"""

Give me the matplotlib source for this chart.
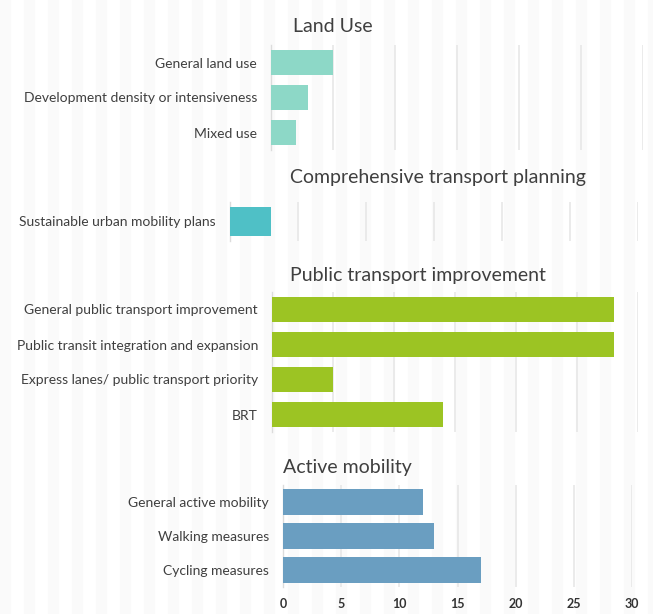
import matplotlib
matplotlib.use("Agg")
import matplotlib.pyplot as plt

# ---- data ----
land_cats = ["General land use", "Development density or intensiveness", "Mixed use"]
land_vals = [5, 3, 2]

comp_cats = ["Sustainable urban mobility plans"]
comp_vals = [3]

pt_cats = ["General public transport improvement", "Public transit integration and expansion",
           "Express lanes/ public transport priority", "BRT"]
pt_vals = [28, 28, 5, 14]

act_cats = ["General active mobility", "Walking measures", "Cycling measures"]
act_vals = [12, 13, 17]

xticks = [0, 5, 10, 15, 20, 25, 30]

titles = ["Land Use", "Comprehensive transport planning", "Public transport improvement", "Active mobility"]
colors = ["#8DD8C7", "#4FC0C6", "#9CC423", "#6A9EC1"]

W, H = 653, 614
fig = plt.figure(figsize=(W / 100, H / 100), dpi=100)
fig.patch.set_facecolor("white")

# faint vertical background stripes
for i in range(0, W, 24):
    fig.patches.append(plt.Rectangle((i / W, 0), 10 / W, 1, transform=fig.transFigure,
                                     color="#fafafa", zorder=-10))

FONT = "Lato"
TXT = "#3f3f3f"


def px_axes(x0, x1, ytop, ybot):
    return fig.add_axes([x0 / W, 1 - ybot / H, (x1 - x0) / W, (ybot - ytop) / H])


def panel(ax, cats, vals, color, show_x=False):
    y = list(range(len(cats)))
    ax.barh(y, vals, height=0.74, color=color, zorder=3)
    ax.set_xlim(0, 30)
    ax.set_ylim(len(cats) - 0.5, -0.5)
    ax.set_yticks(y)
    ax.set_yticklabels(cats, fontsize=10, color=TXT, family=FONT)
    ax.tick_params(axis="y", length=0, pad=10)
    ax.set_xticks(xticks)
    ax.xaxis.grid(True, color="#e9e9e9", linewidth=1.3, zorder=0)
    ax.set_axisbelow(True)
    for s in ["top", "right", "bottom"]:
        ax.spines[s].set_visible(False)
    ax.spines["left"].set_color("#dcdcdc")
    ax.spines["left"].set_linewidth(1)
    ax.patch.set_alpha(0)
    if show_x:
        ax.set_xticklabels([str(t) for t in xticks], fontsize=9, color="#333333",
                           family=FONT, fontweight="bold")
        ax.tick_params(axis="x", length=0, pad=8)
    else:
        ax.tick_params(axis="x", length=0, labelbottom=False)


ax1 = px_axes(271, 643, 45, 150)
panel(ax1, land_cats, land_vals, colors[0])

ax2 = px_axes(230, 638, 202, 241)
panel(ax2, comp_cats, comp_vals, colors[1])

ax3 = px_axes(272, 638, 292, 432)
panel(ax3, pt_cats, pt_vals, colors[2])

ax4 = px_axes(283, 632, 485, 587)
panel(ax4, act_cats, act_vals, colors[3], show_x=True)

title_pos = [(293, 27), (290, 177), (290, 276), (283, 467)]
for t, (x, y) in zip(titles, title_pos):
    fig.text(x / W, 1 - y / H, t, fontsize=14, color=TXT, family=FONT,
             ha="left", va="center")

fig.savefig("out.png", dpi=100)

"""

* [EXERCISE REQUIREMENTS] Every line of the data above should be quoted exactly. Omit the pictures.

* [THE COMPLETED TASK]
Give me the matplotlib source for this chart.
import matplotlib
matplotlib.use("Agg")
import matplotlib.pyplot as plt

# ---- data ----
land_cats = ["General land use", "Development density or intensiveness", "Mixed use"]
land_vals = [5, 3, 2]

comp_cats = ["Sustainable urban mobility plans"]
comp_vals = [3]

pt_cats = ["General public transport improvement", "Public transit integration and expansion",
           "Express lanes/ public transport priority", "BRT"]
pt_vals = [28, 28, 5, 14]

act_cats = ["General active mobility", "Walking measures", "Cycling measures"]
act_vals = [12, 13, 17]

xticks = [0, 5, 10, 15, 20, 25, 30]

titles = ["Land Use", "Comprehensive transport planning", "Public transport improvement", "Active mobility"]
colors = ["#8DD8C7", "#4FC0C6", "#9CC423", "#6A9EC1"]

W, H = 653, 614
fig = plt.figure(figsize=(W / 100, H / 100), dpi=100)
fig.patch.set_facecolor("white")

# faint vertical background stripes
for i in range(0, W, 24):
    fig.patches.append(plt.Rectangle((i / W, 0), 10 / W, 1, transform=fig.transFigure,
                                     color="#fafafa", zorder=-10))

FONT = "Lato"
TXT = "#3f3f3f"


def px_axes(x0, x1, ytop, ybot):
    return fig.add_axes([x0 / W, 1 - ybot / H, (x1 - x0) / W, (ybot - ytop) / H])


def panel(ax, cats, vals, color, show_x=False):
    y = list(range(len(cats)))
    ax.barh(y, vals, height=0.74, color=color, zorder=3)
    ax.set_xlim(0, 30)
    ax.set_ylim(len(cats) - 0.5, -0.5)
    ax.set_yticks(y)
    ax.set_yticklabels(cats, fontsize=10, color=TXT, family=FONT)
    ax.tick_params(axis="y", length=0, pad=10)
    ax.set_xticks(xticks)
    ax.xaxis.grid(True, color="#e9e9e9", linewidth=1.3, zorder=0)
    ax.set_axisbelow(True)
    for s in ["top", "right", "bottom"]:
        ax.spines[s].set_visible(False)
    ax.spines["left"].set_color("#dcdcdc")
    ax.spines["left"].set_linewidth(1)
    ax.patch.set_alpha(0)
    if show_x:
        ax.set_xticklabels([str(t) for t in xticks], fontsize=9, color="#333333",
                           family=FONT, fontweight="bold")
        ax.tick_params(axis="x", length=0, pad=8)
    else:
        ax.tick_params(axis="x", length=0, labelbottom=False)


ax1 = px_axes(271, 643, 45, 150)
panel(ax1, land_cats, land_vals, colors[0])

ax2 = px_axes(230, 638, 202, 241)
panel(ax2, comp_cats, comp_vals, colors[1])

ax3 = px_axes(272, 638, 292, 432)
panel(ax3, pt_cats, pt_vals, colors[2])

ax4 = px_axes(283, 632, 485, 587)
panel(ax4, act_cats, act_vals, colors[3], show_x=True)

title_pos = [(293, 27), (290, 177), (290, 276), (283, 467)]
for t, (x, y) in zip(titles, title_pos):
    fig.text(x / W, 1 - y / H, t, fontsize=14, color=TXT, family=FONT,
             ha="left", va="center")

fig.savefig("out.png", dpi=100)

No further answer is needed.